Concerning unknown errors with Torch.abs() and F.elu()

Hello everyone,

I’ve been decoding for many hours but I still haven’t been able to figure out why.

  1. Torch.abs() returns unknown error when running in terminal, with PyTorch Lightning, and Wandb (if that matterrs).

    • no NaN values
    • range is 0,1.
    • size is (20,1600,16)
    • tensor sum to 12700, meaning that we probably have a Sparse Tensor
      * This “sparse tensor” thing is the only cause for the error that came to mind, as I find several relevant posts online.
  2. F.elu(x) produces unknown error.

    • x is also range (0,1), with no NaN values.
    • this is taking place after the two down-sampling stages, in the first up-sampling stage.
    • within the first up-sampling stage, this is after 2 convolutional layers + 2 F.elu(x) + 3rd convolutional layer.

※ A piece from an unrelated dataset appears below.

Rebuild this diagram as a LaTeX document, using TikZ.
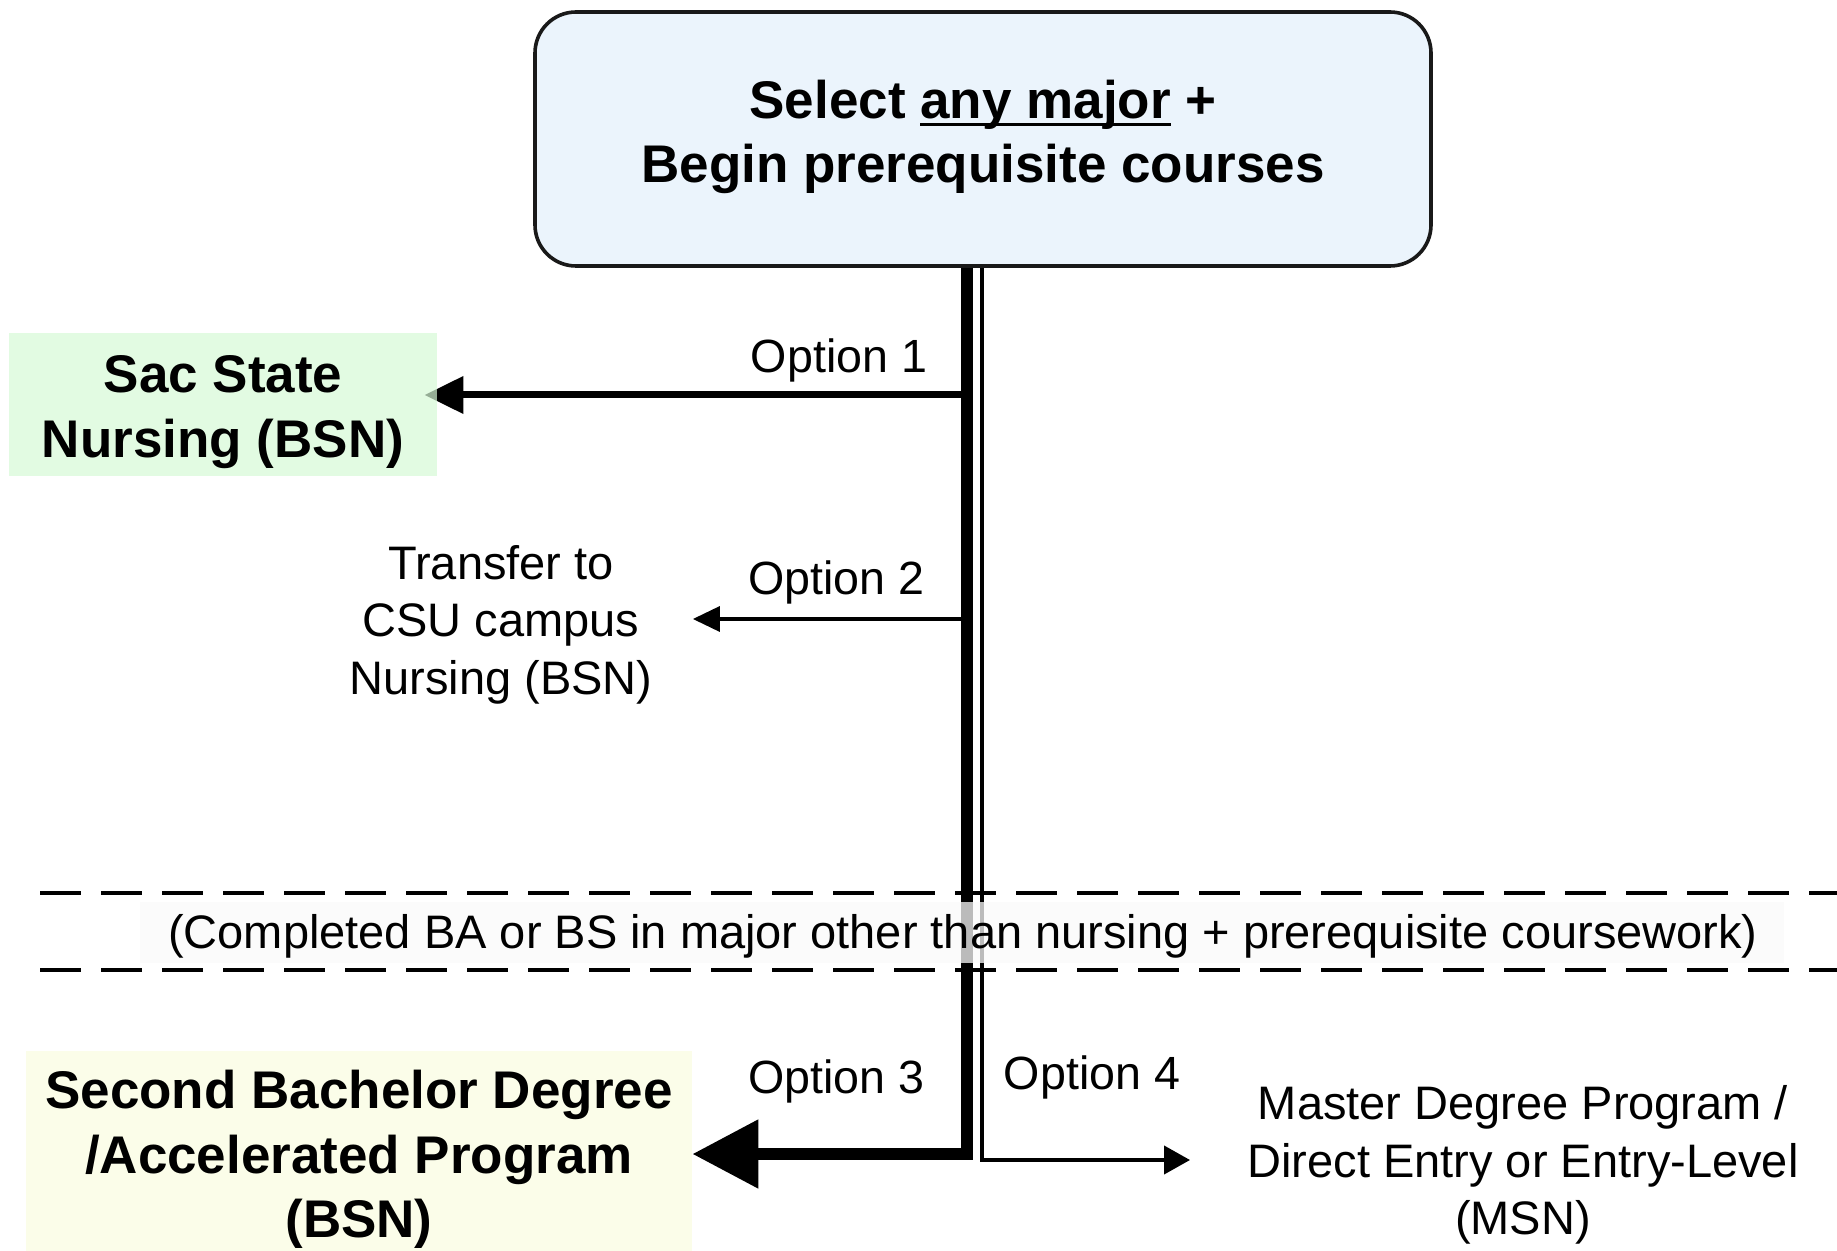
\documentclass[tikz,border=0pt]{standalone}
\usepackage{fontspec}
\setmainfont{Liberation Sans}
\usetikzlibrary{arrows.meta}
\definecolor{blueF}{RGB}{235,244,252}
\definecolor{greenF}{RGB}{214,249,214}
\definecolor{yellowF}{RGB}{251,253,233}
\newcommand\myul[1]{\setbox0\hbox{#1}\rlap{\rule[-4pt]{\wd0}{1.75pt}}\copy0\relax}
\tikzset{
  boldtxt/.style={font=\fontsize{26.5pt}{32.2pt}\selectfont\bfseries, align=center},
  regtxt/.style={font=\fontsize{23.5pt}{28.7pt}\selectfont, align=center},
  optlabel/.style={font=\fontsize{23.3pt}{28pt}\selectfont, inner sep=0pt},
  thickline/.style={line width=6pt, draw=black},
  thinline/.style={line width=2pt, draw=black},
  bandline/.style={line width=2pt, dash pattern=on 20.5pt off 10pt},
}
\begin{document}
\begin{tikzpicture}[x=0.5pt,y=-0.5pt]
\useasboundingbox (0,0) rectangle (1837,1251);

% top box
\node[draw=black!90, line width=1.8pt, fill=blueF, rounded corners=20.5pt,
      minimum width=448pt, minimum height=127pt, inner sep=0pt] (top) at (983,139) {};
\node[boldtxt] (toptxt) at (983,137) {Select \myul{any major} +\\Begin prerequisite courses};

% junction coordinates
\coordinate (j1) at (967,395);
\coordinate (j2) at (967,619);
\coordinate (j3) at (967,1154);
\coordinate (j4) at (982,1160);

% target nodes
\node[regtxt, inner xsep=20pt, inner ysep=0pt] (tr) at (501,624.5) {Transfer to\\CSU campus\\Nursing (BSN)};
\node[fill=yellowF, minimum width=333pt, minimum height=100pt, inner sep=0pt] (sb) at (359,1151) {};
\node[boldtxt] (sbtxt) at (359,1159.5) {Second Bachelor Degree\\/Accelerated Program\\(BSN)};
\node[regtxt, inner xsep=28.5pt, inner ysep=0pt] (ms) at (1523,1165) {Master Degree Program /\\Direct Entry or Entry-Level\\(MSN)};

% trunks
\draw[thickline, -{Triangle[length=33pt,width=33pt]}] (top.south -| j3) -- (j3) -- (sb.east |- j3);
\draw[thinline, -{Triangle[length=13pt,width=14pt]}] (top.south -| j4) -- (j4) -- (ms.west |- j4);

% option 2
\draw[line width=1.75pt, -{Triangle[length=13.5pt,width=12.5pt]}] (j2) -- (tr.east |- j2);

% option 1 (box drawn after, semi-transparent over tip)
\node[minimum width=214pt, minimum height=71.5pt, inner sep=0pt] (gb) at (223,404.5) {};
\draw[line width=3.5pt, -{Triangle[length=19.5pt,width=18pt]}, shorten >=-6.5pt] (j1) -- (gb.east |- j1);
\fill[greenF, fill opacity=0.7] (gb.south west) rectangle (gb.north east);
\node[boldtxt] (gbtxt) at (223,412) {Sac State\\Nursing (BSN)};

% option labels
\node[optlabel] (o1) at (839,360.5) {Option 1};
\node[optlabel] (o2) at (836.5,582.5) {Option 2};
\node[optlabel] (o3) at (836.5,1081.5) {Option 3};
\node[optlabel] (o4) at (1092,1077.5) {Option 4};

% dashed band
\coordinate (bl1) at (40,893);
\coordinate (br1) at (1837,893);
\coordinate (bl2) at (40,970);
\coordinate (br2) at (1837,970);
\draw[bandline] (bl1) -- (br1);
\draw[bandline] (bl2) -- (br2);
\node[regtxt, fill=white!98!black, fill opacity=0.75, text opacity=1,
      minimum width=822pt, minimum height=30.5pt, inner sep=0pt] (band) at (962,932.5) {};
\node[regtxt, inner sep=0pt] (bandtxt) at (963,936)
  {(Completed BA or BS in major other than nursing + prerequisite coursework)};
\end{tikzpicture}
\end{document}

I am very puzzled…Could both of these be due to memory error?

Update: Sad…but I am pretty sure Out of Memory error is involved in this.

I have tried clearing cache, but no luck. (fairseq/trainer.py at 50a671f78d0c8de0392f924180db72ac9b41b801 · pytorch/fairseq · GitHub)

Currently, I have been using batch size 64, but I guess I might have to try batch size 32.

Still open to more solutions and tips.

P.s. My code is all vectorized.